I can’t spend any more time on this, though I woke up full of words I wanted to spill on this page about my wonder over our achievement of making it to twenty years together and I still haven’t spent every syllable. Twenty. Twenty. That doesn’t seem real, but I can’t still my trembling tears. I wouldn’t recommend taking the exact path we have taken to this moment. Ours is no blueprint for anyone else to follow. We stumbled and staggered through many years, blind and broken, and traipsed through dangerous areas that could have swallowed us whole.
But we’ve made it to the best part together, the part where we see each other more clearly than ever, and we STILL want to be the last person each of us talks to at night and the first in the morning. I’m more sure of who I am, and I think he is too, though I won’t speak for him anymore. Not like I once did. He doesn’t need me to.
At 20 years, I feel safe at last saying I am his and he is mine. I don’t know what magic lies in these numbers, or if I am foolishly superstitious, but a shift has happened the last few years, and I feel adhered to him in a way I hadn’t before.

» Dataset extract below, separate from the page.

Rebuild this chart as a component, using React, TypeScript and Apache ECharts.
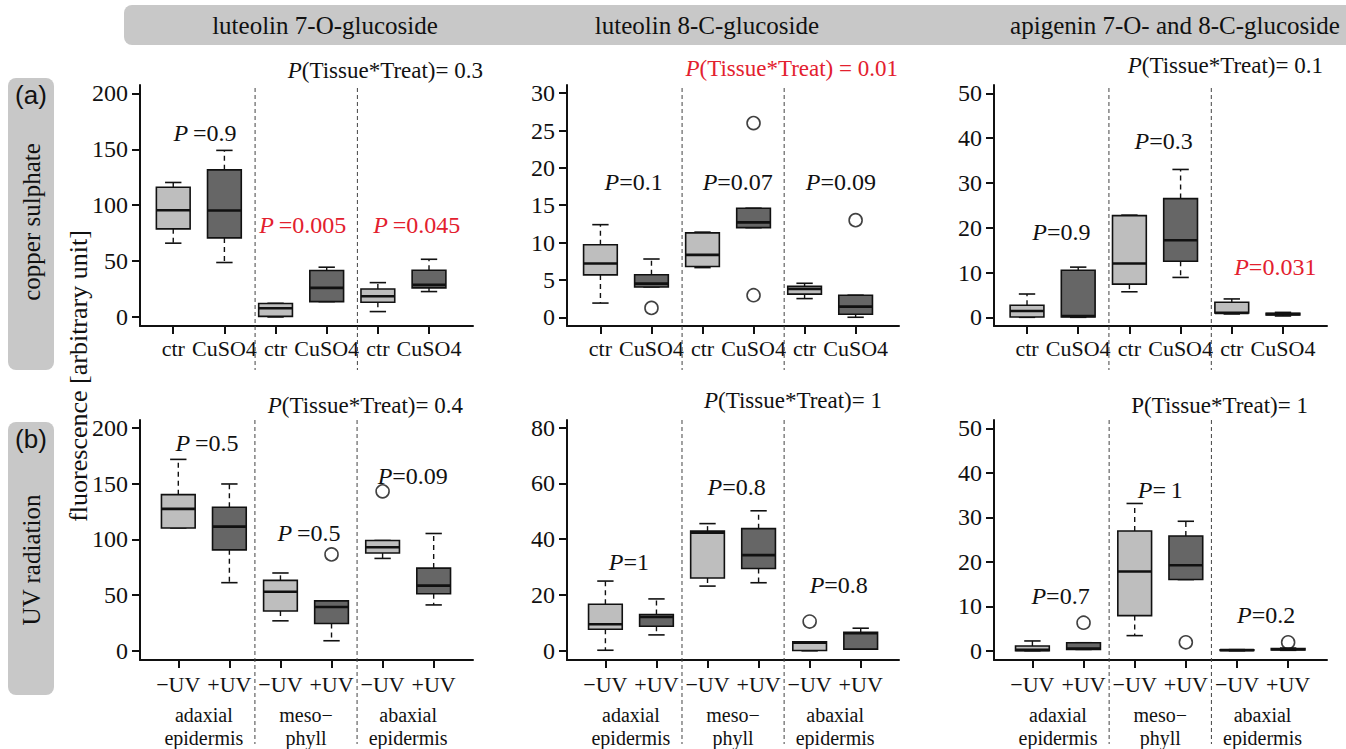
import React, { useEffect, useRef } from 'react';
import * as echarts from 'echarts';

const SERIF = '"Liberation Serif", "Times New Roman", serif';
const SANS = '"Liberation Sans", Arial, sans-serif';
const RED = '#e3202e';
const INK = '#111111';

// ---------- texts ----------
const compoundNames = ['luteolin 7-O-glucoside', 'luteolin 8-C-glucoside', 'apigenin 7-O- and 8-C-glucoside'];
const rowLetters = ['(a)', '(b)'];
const rowNames = ['copper sulphate', 'UV radiation'];
const yTitle = 'fluorescence [arbitrary unit]';
const copperTickLabels = ['ctr', 'CuSO4', 'ctr', 'CuSO4', 'ctr', 'CuSO4'];
const uvTickLabels = ['\u2212UV', '+UV', '\u2212UV', '+UV', '\u2212UV', '+UV'];
const tissueLabels = ['adaxial\nepidermis', 'meso\u2212\nphyll', 'abaxial\nepidermis'];

// ---------- box statistics: [min, lower hinge, median, upper hinge, max] ----------
const copperLut7O = [
  [66, 78.8, 95.5, 116, 120.3],
  [48.7, 70.7, 95.2, 131.6, 149],
  [0, 0.5, 7.8, 12, 12.2],
  [13.7, 13.7, 26, 41.5, 44.5],
  [4.8, 13.1, 18.5, 25, 30.7],
  [22.7, 26, 28.7, 41.8, 51.6],
];
const copperLut8C = [
  [1.9, 5.67, 7.2, 9.7, 12.4],
  [4.06, 4.06, 4.5, 5.7, 7.8],
  [6.65, 6.8, 8.35, 11.3, 11.4],
  [12.0, 12.0, 12.7, 14.6, 14.6],
  [2.5, 3.1, 3.8, 4.15, 4.55],
  [0, 0.4, 1.43, 2.95, 2.95],
];
const copperApi = [
  [0, 0.07, 1.4, 2.7, 5.2],
  [0, 0.07, 0.3, 10.5, 11.2],
  [5.7, 7.4, 12, 22.7, 22.8],
  [8.9, 12.5, 17.2, 26.5, 33],
  [0.75, 0.97, 1.0, 3.35, 4.1],
  [0.3, 0.5, 0.7, 0.9, 1.1],
];
const uvLut7O = [
  [110.4, 110.4, 127.5, 140.3, 172],
  [61.2, 90.7, 111.6, 129, 149.9],
  [26.9, 35.8, 53.1, 63.3, 69.9],
  [9, 24.5, 39.4, 44.8, 44.8],
  [83, 87.8, 93.1, 99.1, 99.1],
  [41.2, 51.3, 58.5, 74.3, 105.4],
];
const uvLut8C = [
  [0.2, 7.7, 9.5, 16.7, 25],
  [5.7, 8.8, 12.1, 13, 18.6],
  [23.2, 26.1, 42.3, 42.9, 45.6],
  [24.4, 29.5, 34.3, 43.8, 50.2],
  [0, 0.1, 2.9, 3.2, 3.2],
  [0.6, 0.6, 6.3, 6.6, 8.1],
];
const uvApi = [
  [0, 0, 0.2, 1.05, 2.2],
  [0.3, 0.3, 0.5, 1.8, 1.8],
  [3.4, 7.9, 17.8, 26.9, 33.1],
  [16, 16, 19.2, 25.8, 29.1],
  [0, 0.1, 0.15, 0.2, 0.25],
  [0.1, 0.2, 0.35, 0.5, 0.6],
];

// ---------- outliers: [box position, value] ----------
const copperLut7OOut: number[][] = [];
const copperLut8COut = [[2, 1.25], [4, 26], [4, 2.95], [6, 13]];
const copperApiOut: number[][] = [];
const uvLut7OOut = [[4, 86.6], [5, 143.3]];
const uvLut8COut = [[5, 10.5]];
const uvApiOut = [[2, 6.3], [4, 1.9], [6, 1.9]];

// ---------- y tick values ----------
const yTicks200 = [0, 50, 100, 150, 200];
const yTicks30 = [0, 5, 10, 15, 20, 25, 30];
const yTicks50 = [0, 10, 20, 30, 40, 50];
const yTicks80 = [0, 20, 40, 60, 80];

// ---------- P values per tissue ----------
const copperLut7OP = ['\u2009=0.9', '\u2009=0.005', '\u2009=0.045'];
const copperLut7OSig = [false, true, true];
const copperLut8CP = ['=0.1', '=0.07', '=0.09'];
const copperLut8CSig = [false, false, false];
const copperApiP = ['=0.9', '=0.3', '=0.031'];
const copperApiSig = [false, false, true];
const uvLut7OP = ['\u2009=0.5', '\u2009=0.5', '=0.09'];
const uvLut7OSig = [false, false, false];
const uvLut8CP = ['=1', '=0.8', '=0.8'];
const uvLut8CSig = [false, false, false];
const uvApiP = ['=0.7', '=\u20091', '=0.2'];
const uvApiSig = [false, false, false];

// interaction P(Tissue*Treat)
const interactionText = ['= 0.3', ' = 0.01', '= 0.1', '= 0.4', '= 1', '= 1'];
const interactionSig = [false, true, false, false, false, false];
const interactionItalic = [true, true, true, true, true, false];

// ---------- layout (not data) ----------
const gridLefts = [140, 567, 994];
const gridWidths = [333, 332, 333];
const gridTops = [85, 420];
const gridHeight = 241;

const panels = [
  { row: 0, col: 0, stats: copperLut7O, out: copperLut7OOut, ticks: yTicks200, y: [-8.1, 207.5], x: [0.35, 6.86], p: copperLut7OP, sig: copperLut7OSig, pPos: [[1.62, 164.5], [3.53, 82], [5.76, 82]], divs: [2.6, 4.6], iRight: 483, iY: 70 },
  { row: 0, col: 1, stats: copperLut8C, out: copperLut8COut, ticks: yTicks30, y: [-1.17, 31.1], x: [0.345, 6.85], p: copperLut8CP, sig: copperLut8CSig, pPos: [[1.65, 18.1], [3.69, 18.1], [5.71, 18.1]], divs: [2.6, 4.6], iRight: 898, iY: 68 },
  { row: 0, col: 2, stats: copperApi, out: copperApiOut, ticks: yTicks50, y: [-1.94, 51.85], x: [0.355, 6.86], p: copperApiP, sig: copperApiSig, pPos: [[1.67, 19.0], [3.67, 39.4], [5.85, 11.3]], divs: [2.6, 4.6], iRight: 1323, iY: 65 },
  { row: 1, col: 0, stats: uvLut7O, out: uvLut7OOut, ticks: yTicks200, y: [-8.3, 207.4], x: [0.25, 6.77], p: uvLut7OP, sig: uvLut7OSig, pPos: [[1.56, 186.6], [3.56, 106], [5.59, 156.7]], divs: [2.5, 4.5], iRight: 463, iY: 405 },
  { row: 1, col: 1, stats: uvLut8C, out: uvLut8COut, ticks: yTicks80, y: [-3.3, 82.75], x: [0.248, 6.75], p: uvLut8CP, sig: uvLut8CSig, pPos: [[1.46, 31.8], [3.57, 58.7], [5.57, 23.5]], divs: [2.5, 4.5], iRight: 882, iY: 400 },
  { row: 1, col: 2, stats: uvApi, out: uvApiOut, ticks: yTicks50, y: [-2.08, 51.86], x: [0.249, 6.76], p: uvApiP, sig: uvApiSig, pPos: [[1.55, 12.3], [3.5, 36.2], [5.57, 8.0]], divs: [2.5, 4.5], iRight: 1308, iY: 405 },
];

const LIGHT = '#bebebe';
const DARK = '#666666';

function buildOption() {
  const grid: any[] = [];
  const xAxis: any[] = [];
  const yAxis: any[] = [];
  const series: any[] = [];
  const graphic: any[] = [];

  panels.forEach((p, i) => {
    grid.push({ left: gridLefts[p.col], top: gridTops[p.row], width: gridWidths[p.col], height: gridHeight });
    const labels = p.row === 0 ? copperTickLabels : uvTickLabels;
    const xi = xAxis.length;
    xAxis.push({
      type: 'value', gridIndex: i, min: p.x[0], max: p.x[1], position: 'bottom',
      axisLine: { show: true, onZero: false, lineStyle: { color: INK, width: 2 } },
      axisTick: { show: true, customValues: [1, 2, 3, 4, 5, 6], length: 8, lineStyle: { color: INK, width: 2 } },
      axisLabel: {
        show: true, customValues: [1, 2, 3, 4, 5, 6],
        formatter: (v: number) => labels[Math.round(v) - 1] || '',
        margin: p.row === 0 ? 11 : 13, fontSize: 22, fontFamily: SERIF, color: INK,
      },
      splitLine: { show: false },
    });
    if (p.row === 1) {
      xAxis.push({
        type: 'value', gridIndex: i, min: p.x[0], max: p.x[1], position: 'bottom',
        axisLine: { show: false }, axisTick: { show: false }, splitLine: { show: false },
        axisLabel: {
          show: true, customValues: [1.5, 3.5, 5.5],
          formatter: (v: number) => tissueLabels[Math.round((v - 1.5) / 2)] || '',
          margin: 43, lineHeight: 23, fontSize: 20, fontFamily: SERIF, color: INK,
        },
      });
    }
    yAxis.push({
      type: 'value', gridIndex: i, min: p.y[0], max: p.y[1],
      axisLine: { show: true, onZero: false, lineStyle: { color: INK, width: 2 } },
      axisTick: { show: true, customValues: p.ticks, length: 8, lineStyle: { color: INK, width: 2 } },
      axisLabel: { show: true, customValues: p.ticks, margin: 12, fontSize: 24, fontFamily: SERIF, color: INK },
      splitLine: { show: false },
    });

    const yTop = p.y[1];
    const yBot = p.y[0];
    const extTop = p.row === 0 ? 3 : 0;
    const extBot = p.row === 0 ? 44 : 84;

    // dividers
    series.push({
      type: 'custom', xAxisIndex: xi, yAxisIndex: i, clip: false, silent: true,
      encode: { x: 0, y: 1 },
      data: p.divs.map((d) => [d, yBot]),
      renderItem: (params: any, api: any) => {
        const x = api.value(0);
        const a = api.coord([x, yTop]);
        const b = api.coord([x, yBot]);
        return {
          type: 'line',
          shape: { x1: a[0], y1: a[1] + extTop, x2: b[0], y2: b[1] + extBot },
          style: { stroke: '#444', lineWidth: 1, lineDash: [4, 3] },
        };
      },
    });

    // boxes
    series.push({
      type: 'custom', xAxisIndex: xi, yAxisIndex: i, clip: false,
      encode: { x: 0, y: [1, 2, 3, 4, 5] },
      data: p.stats.map((s, k) => [k + 1, s[0], s[1], s[2], s[3], s[4], k % 2]),
      renderItem: (params: any, api: any) => {
        const x = api.value(0);
        const mn = api.value(1), q1 = api.value(2), md = api.value(3), q3 = api.value(4), mx = api.value(5);
        const dark = api.value(6) === 1;
        const hw = 0.33, cw = 0.16;
        const c = (xx: number, yy: number) => api.coord([xx, yy]);
        const children: any[] = [];
        const dashed = { stroke: INK, lineWidth: 1.4, lineDash: [5, 4] };
        const solid = { stroke: INK, lineWidth: 1.6 };
        const tU = c(x, q3), tM = c(x, mx), bL = c(x, q1), bM = c(x, mn);
        if (mx > q3) children.push({ type: 'line', shape: { x1: tU[0], y1: tU[1], x2: tM[0], y2: tM[1] }, style: dashed });
        if (mn < q1) children.push({ type: 'line', shape: { x1: bL[0], y1: bL[1], x2: bM[0], y2: bM[1] }, style: dashed });
        const capT1 = c(x - cw, mx), capT2 = c(x + cw, mx);
        const capB1 = c(x - cw, mn), capB2 = c(x + cw, mn);
        children.push({ type: 'line', shape: { x1: capT1[0], y1: capT1[1], x2: capT2[0], y2: capT2[1] }, style: solid });
        children.push({ type: 'line', shape: { x1: capB1[0], y1: capB1[1], x2: capB2[0], y2: capB2[1] }, style: solid });
        const tl = c(x - hw, q3), br = c(x + hw, q1);
        children.push({
          type: 'rect',
          shape: { x: tl[0], y: tl[1], width: br[0] - tl[0], height: Math.max(br[1] - tl[1], 0.5) },
          style: { fill: dark ? DARK : LIGHT, stroke: INK, lineWidth: 1.6 },
        });
        const m1 = c(x - hw, md), m2 = c(x + hw, md);
        children.push({ type: 'line', shape: { x1: m1[0], y1: m1[1], x2: m2[0], y2: m2[1] }, style: { stroke: INK, lineWidth: 2.6 } });
        return { type: 'group', children };
      },
    });

    // outliers
    if (p.out.length) {
      series.push({
        type: 'scatter', xAxisIndex: xi, yAxisIndex: i, symbol: 'circle', symbolSize: 13,
        itemStyle: { color: 'rgba(255,255,255,0)', borderColor: INK, borderWidth: 1.6 },
        data: p.out,
        silent: true,
      });
    }

    // P labels per tissue
    series.push({
      type: 'custom', xAxisIndex: xi, yAxisIndex: i, clip: false, silent: true,
      encode: { x: 0, y: 1 },
      data: p.pPos.map((pos, k) => [pos[0], pos[1], k]),
      renderItem: (params: any, api: any) => {
        const k = api.value(2);
        const pt = api.coord([api.value(0), api.value(1)]);
        const col = p.sig[k] ? RED : INK;
        return {
          type: 'text', x: pt[0], y: pt[1],
          style: {
            text: '{i|P}{n|' + p.p[k] + '}',
            align: 'center', verticalAlign: 'middle',
            rich: {
              i: { fontStyle: 'italic', fontSize: 24, fontFamily: SERIF, fill: col, color: col },
              n: { fontSize: 24, fontFamily: SERIF, fill: col, color: col },
            },
          },
        };
      },
    });

    // interaction label
    const icol = interactionSig[i] ? RED : INK;
    graphic.push({
      type: 'text', x: p.iRight, y: p.iY, silent: true,
      style: {
        text: '{i|P}{n|(Tissue*Treat)' + interactionText[i] + '}',
        align: 'right', verticalAlign: 'middle',
        rich: {
          i: { fontStyle: interactionItalic[i] ? 'italic' : 'normal', fontSize: 23, fontFamily: SERIF, fill: icol },
          n: { fontSize: 23, fontFamily: SERIF, fill: icol },
        },
      },
    });
  });

  // header bar
  graphic.push({ type: 'rect', shape: { x: 124, y: 5, width: 1240, height: 40, r: 8 }, style: { fill: '#c8c8c8' }, z: -1 });
  const headerCenters = [325, 707, 1175];
  compoundNames.forEach((n, k) => {
    graphic.push({ type: 'text', x: headerCenters[k], y: 25, style: { text: n, fontSize: 25, fontFamily: SERIF, fill: INK, align: 'center', verticalAlign: 'middle' } });
  });

  // row boxes
  const rowBox = [[78, 292], [422, 273]];
  const rowTextCenters = [222, 560];
  rowBox.forEach((b, k) => {
    graphic.push({ type: 'rect', shape: { x: 8, y: b[0], width: 46, height: b[1], r: 8 }, style: { fill: '#c8c8c8' }, z: -1 });
    graphic.push({ type: 'text', x: 31, y: b[0] + 17, style: { text: rowLetters[k], fontSize: 26, fontFamily: SANS, fill: INK, align: 'center', verticalAlign: 'middle' } });
    graphic.push({ type: 'text', x: 31, y: rowTextCenters[k], rotation: Math.PI / 2, style: { text: rowNames[k], fontSize: 25, fontFamily: SERIF, fill: INK, align: 'center', verticalAlign: 'middle' } });
  });

  // y axis title
  graphic.push({ type: 'text', x: 78, y: 376, rotation: Math.PI / 2, style: { text: yTitle, fontSize: 26, fontFamily: SERIF, fill: INK, align: 'center', verticalAlign: 'middle' } });

  return { animation: false, backgroundColor: '#ffffff', grid, xAxis, yAxis, series, graphic };
}

export default function App() {
  const ref = useRef<HTMLDivElement>(null);
  useEffect(() => {
    if (!ref.current) return;
    const chart = echarts.init(ref.current, undefined, { renderer: 'svg' });
    chart.setOption(buildOption() as any);
    return () => chart.dispose();
  }, []);
  return <div ref={ref} style={{ position: 'fixed', left: 0, top: 0, width: 1346, height: 749, background: '#fff' }} />;
}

So today feels like an exuberant cry of relief and exultation, at last and all at once, the realization that this man, who has been by turns my rock and the stone in my shoe is now, finally, my fundament, and I am his. We’ve torn down the ruins from before and are building something new with concrete we have mixed ourselves. There’s drainage and structural support and all the other engineering metaphors there are.
I must go to him now for my morning squeeze, and then to sit on our chilly patio and enjoy a steaming cup of coffee and plot our next few hours. This gift that is our marriage keeps moving, but today is ours.